Now I’m ready for 2017; a new beginning where I keep all of the goodness from the last 6 years and leave behind the emotional baggage I’ve finally unloaded. This new year will be about reaching for fresh goals and believing they can happen.
Where does this leave Break Up and Shine? Well, I began this blog to share my experience of moving on from divorce, and I’m relieved and happy to find that I want to continue. I never lose sight of the fact that the direction my life is taking now comes from a decision to turn around a horrible situation. I feel very thankful and want to show others that it’s possible. I write less frequently at present, but whenever I do it comes from a place of real passion to share something helpful. So here is my invitation to you this New Year’s Eve:
Set Yourself Goals
1) Wherever you are in your stage of break up (broken on the floor having been deserted at Christmas, or two stressful years into a messy divorce with no end in sight), set some goals. You might have just one, or possibly one hundred, but write something down.
Goals do a wonderful thing; they take your mindset from your present distress to the possibility of something different. They might be baby step goals, or big awe-inspiring dreams. Even if you have no idea how to begin to achieve it, write it down. You don’t have to have it all worked out right now.
2) Don’t panic if you’re reading this and haven’t begun on 1st January! New Year is a powerfully symbolic time to start afresh, but if we all waited for January for permission to set goals there would be a lot of wasted time.
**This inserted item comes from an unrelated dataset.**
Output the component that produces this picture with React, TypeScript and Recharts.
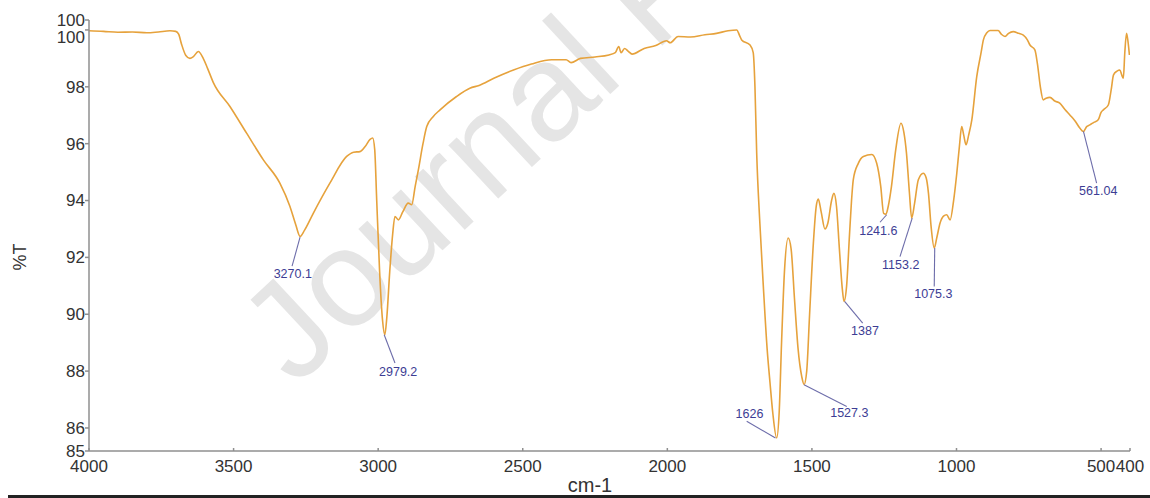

Whenever you start is the beginning of your new chapter.
3) Find a system to help you achieve your goal; sometimes desire alone is not enough. For 2017 I am using this awesome workbook by Leonie Dawson to help me become clear on what I want from life, and create steps to get there. But there are many other similar planners on the market, or if you are good at this kind of thing, you can create your own method.
4) Get all the love and support you can from family, friends or support groups. Be kind and encouraging to yourself, and don’t beat yourself up if it feels hard.
You can turn your life around, and I say this with certainty because I managed it from a place where all I could see was a broken heart, single parenthood and misery.
Remember that endings, as painful as they are, always bring new beginnings.